++++ LISTED RECORDS

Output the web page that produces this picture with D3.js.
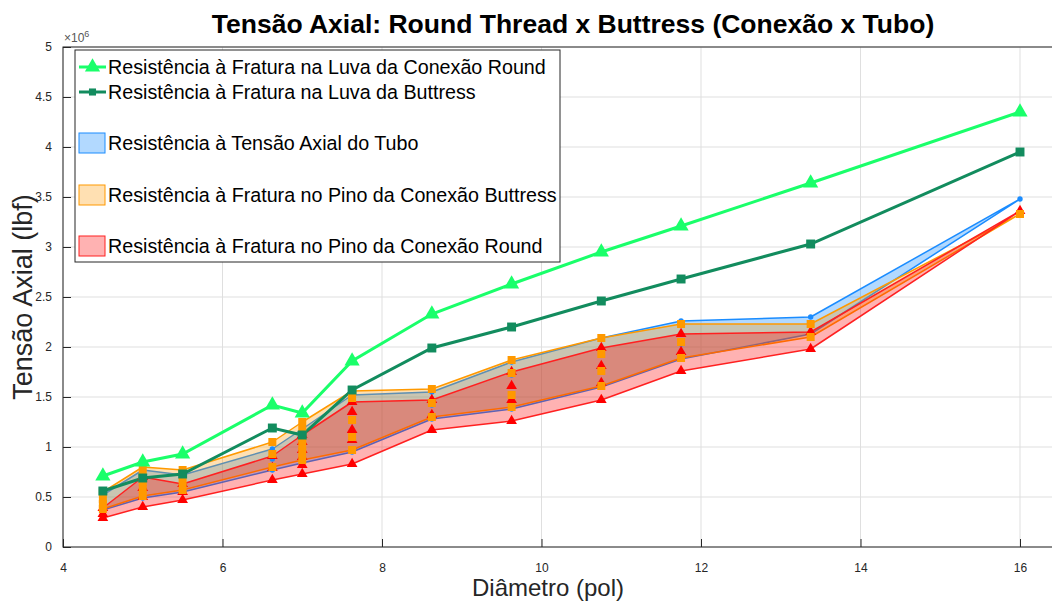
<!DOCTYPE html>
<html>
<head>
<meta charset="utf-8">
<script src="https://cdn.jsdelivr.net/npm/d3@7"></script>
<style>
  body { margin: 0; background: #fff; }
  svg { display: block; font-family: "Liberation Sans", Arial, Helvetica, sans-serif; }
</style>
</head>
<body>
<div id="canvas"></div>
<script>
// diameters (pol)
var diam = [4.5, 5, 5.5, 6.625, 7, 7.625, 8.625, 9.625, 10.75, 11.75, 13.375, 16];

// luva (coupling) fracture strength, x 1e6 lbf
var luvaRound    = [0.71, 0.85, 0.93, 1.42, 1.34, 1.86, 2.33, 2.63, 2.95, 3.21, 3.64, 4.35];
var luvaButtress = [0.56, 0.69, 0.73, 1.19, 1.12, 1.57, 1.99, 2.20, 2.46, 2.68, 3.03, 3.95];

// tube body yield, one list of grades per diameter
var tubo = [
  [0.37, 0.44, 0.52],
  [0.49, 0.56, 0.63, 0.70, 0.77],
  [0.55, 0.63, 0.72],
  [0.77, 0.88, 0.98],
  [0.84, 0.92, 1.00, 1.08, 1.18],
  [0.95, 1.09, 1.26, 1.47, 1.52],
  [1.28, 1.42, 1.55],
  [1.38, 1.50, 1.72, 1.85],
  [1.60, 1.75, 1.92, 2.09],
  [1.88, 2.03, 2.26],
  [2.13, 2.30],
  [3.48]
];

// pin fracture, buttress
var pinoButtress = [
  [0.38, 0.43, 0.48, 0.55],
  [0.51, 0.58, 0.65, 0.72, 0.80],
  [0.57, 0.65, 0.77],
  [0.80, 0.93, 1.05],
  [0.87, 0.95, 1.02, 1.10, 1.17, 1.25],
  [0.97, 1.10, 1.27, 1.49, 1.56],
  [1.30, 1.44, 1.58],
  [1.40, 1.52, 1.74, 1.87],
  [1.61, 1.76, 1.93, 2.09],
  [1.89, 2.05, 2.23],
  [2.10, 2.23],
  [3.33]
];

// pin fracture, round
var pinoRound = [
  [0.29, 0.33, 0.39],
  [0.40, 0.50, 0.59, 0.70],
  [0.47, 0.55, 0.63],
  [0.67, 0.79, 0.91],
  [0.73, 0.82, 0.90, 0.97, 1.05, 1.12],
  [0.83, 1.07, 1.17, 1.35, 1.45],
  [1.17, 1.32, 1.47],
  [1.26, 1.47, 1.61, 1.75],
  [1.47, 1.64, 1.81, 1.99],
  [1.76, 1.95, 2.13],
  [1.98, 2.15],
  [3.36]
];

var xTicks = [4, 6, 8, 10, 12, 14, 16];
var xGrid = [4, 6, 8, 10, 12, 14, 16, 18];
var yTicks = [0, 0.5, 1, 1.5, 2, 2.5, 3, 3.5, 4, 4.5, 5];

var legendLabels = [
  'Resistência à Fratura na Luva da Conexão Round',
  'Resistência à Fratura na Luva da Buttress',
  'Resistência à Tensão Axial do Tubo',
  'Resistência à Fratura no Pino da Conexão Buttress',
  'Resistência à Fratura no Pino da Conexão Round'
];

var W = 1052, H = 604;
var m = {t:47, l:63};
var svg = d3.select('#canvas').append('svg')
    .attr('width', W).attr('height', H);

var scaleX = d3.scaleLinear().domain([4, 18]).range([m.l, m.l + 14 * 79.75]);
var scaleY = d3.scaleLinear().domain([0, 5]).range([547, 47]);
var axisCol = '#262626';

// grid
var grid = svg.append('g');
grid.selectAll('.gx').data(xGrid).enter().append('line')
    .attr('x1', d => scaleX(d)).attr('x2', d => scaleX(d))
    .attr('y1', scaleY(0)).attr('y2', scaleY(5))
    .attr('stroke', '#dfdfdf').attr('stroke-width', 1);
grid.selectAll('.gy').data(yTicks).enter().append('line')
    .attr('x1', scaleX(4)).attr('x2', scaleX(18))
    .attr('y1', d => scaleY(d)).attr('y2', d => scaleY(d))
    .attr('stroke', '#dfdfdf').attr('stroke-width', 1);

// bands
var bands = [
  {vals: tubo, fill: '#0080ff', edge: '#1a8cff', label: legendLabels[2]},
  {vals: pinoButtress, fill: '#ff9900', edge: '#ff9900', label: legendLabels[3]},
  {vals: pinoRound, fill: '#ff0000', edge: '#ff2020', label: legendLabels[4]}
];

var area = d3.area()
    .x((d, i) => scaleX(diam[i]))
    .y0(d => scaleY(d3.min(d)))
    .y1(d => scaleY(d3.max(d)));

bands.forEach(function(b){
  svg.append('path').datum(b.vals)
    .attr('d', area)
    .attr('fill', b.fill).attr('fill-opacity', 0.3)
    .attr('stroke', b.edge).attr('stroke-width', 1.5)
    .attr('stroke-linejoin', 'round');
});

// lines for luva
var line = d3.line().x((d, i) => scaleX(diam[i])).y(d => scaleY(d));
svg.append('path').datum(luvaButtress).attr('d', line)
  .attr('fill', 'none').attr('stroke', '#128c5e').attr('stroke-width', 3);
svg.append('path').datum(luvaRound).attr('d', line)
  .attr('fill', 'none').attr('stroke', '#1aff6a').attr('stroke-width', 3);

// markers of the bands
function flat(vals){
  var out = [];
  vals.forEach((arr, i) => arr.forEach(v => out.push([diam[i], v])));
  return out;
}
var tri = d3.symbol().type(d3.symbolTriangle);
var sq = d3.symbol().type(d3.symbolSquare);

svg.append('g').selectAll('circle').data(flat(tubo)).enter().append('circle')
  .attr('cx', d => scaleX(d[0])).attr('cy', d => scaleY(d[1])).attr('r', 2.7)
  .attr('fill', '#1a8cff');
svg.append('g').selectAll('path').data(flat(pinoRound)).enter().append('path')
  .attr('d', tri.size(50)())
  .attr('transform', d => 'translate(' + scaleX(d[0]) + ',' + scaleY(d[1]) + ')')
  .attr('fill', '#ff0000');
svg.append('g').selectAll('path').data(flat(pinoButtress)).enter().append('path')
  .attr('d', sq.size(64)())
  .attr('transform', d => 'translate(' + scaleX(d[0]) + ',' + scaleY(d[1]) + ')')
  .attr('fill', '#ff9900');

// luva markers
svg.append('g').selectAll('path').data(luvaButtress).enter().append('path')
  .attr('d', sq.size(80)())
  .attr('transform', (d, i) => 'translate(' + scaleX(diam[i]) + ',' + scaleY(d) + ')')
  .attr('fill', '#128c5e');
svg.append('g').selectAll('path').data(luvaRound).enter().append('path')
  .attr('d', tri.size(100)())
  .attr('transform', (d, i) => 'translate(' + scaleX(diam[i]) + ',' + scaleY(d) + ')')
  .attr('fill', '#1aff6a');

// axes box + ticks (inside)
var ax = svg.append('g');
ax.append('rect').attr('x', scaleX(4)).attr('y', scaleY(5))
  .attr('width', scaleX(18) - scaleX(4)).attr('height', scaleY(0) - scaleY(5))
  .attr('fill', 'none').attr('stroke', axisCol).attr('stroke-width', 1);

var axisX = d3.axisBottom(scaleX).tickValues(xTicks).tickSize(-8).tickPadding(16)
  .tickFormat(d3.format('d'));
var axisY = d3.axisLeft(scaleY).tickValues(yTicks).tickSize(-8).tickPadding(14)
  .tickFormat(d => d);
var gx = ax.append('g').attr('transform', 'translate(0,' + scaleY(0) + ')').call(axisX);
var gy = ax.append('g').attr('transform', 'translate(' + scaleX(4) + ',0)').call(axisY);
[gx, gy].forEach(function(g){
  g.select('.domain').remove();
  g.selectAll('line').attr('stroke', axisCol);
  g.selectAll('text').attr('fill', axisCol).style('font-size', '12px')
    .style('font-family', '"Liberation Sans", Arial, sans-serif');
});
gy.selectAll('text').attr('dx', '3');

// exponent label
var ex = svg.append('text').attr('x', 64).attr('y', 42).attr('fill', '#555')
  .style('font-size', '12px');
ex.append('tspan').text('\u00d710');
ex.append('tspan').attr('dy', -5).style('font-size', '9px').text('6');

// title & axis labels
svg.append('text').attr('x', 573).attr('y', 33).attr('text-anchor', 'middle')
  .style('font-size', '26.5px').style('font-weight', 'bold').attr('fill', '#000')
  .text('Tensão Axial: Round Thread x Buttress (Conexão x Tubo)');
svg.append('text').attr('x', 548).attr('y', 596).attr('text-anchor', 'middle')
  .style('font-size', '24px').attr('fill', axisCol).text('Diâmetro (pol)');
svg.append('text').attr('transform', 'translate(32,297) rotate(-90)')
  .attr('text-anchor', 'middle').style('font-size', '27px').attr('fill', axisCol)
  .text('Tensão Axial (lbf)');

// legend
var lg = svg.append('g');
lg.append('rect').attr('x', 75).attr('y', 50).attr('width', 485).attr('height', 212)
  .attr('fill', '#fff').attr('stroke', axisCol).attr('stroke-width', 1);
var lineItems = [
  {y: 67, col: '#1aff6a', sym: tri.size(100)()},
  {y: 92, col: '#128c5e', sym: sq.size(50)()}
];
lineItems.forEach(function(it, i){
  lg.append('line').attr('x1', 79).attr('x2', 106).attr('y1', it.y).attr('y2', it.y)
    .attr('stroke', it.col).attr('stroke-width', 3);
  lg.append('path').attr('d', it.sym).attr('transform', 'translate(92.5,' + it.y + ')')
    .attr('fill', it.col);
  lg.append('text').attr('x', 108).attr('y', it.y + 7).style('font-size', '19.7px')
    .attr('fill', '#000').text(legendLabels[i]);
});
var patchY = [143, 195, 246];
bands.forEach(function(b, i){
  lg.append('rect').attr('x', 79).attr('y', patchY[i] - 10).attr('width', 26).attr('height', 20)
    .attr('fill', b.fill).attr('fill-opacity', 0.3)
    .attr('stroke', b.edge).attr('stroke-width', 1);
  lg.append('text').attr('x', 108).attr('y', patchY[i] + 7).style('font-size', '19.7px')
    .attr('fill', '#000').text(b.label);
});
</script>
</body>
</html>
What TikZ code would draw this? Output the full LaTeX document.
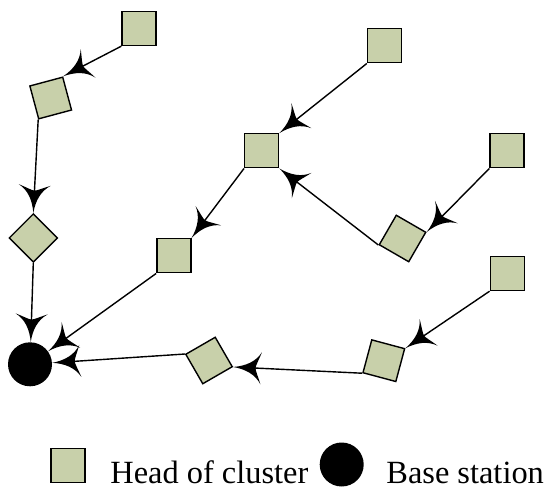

++++++++

» INSTRUCTIONS FOR THE TASK: Return every line containing "Output".

» RESULT:
Output the web page that produces this picture with D3.js.
What TikZ code would draw this? Output the full LaTeX document.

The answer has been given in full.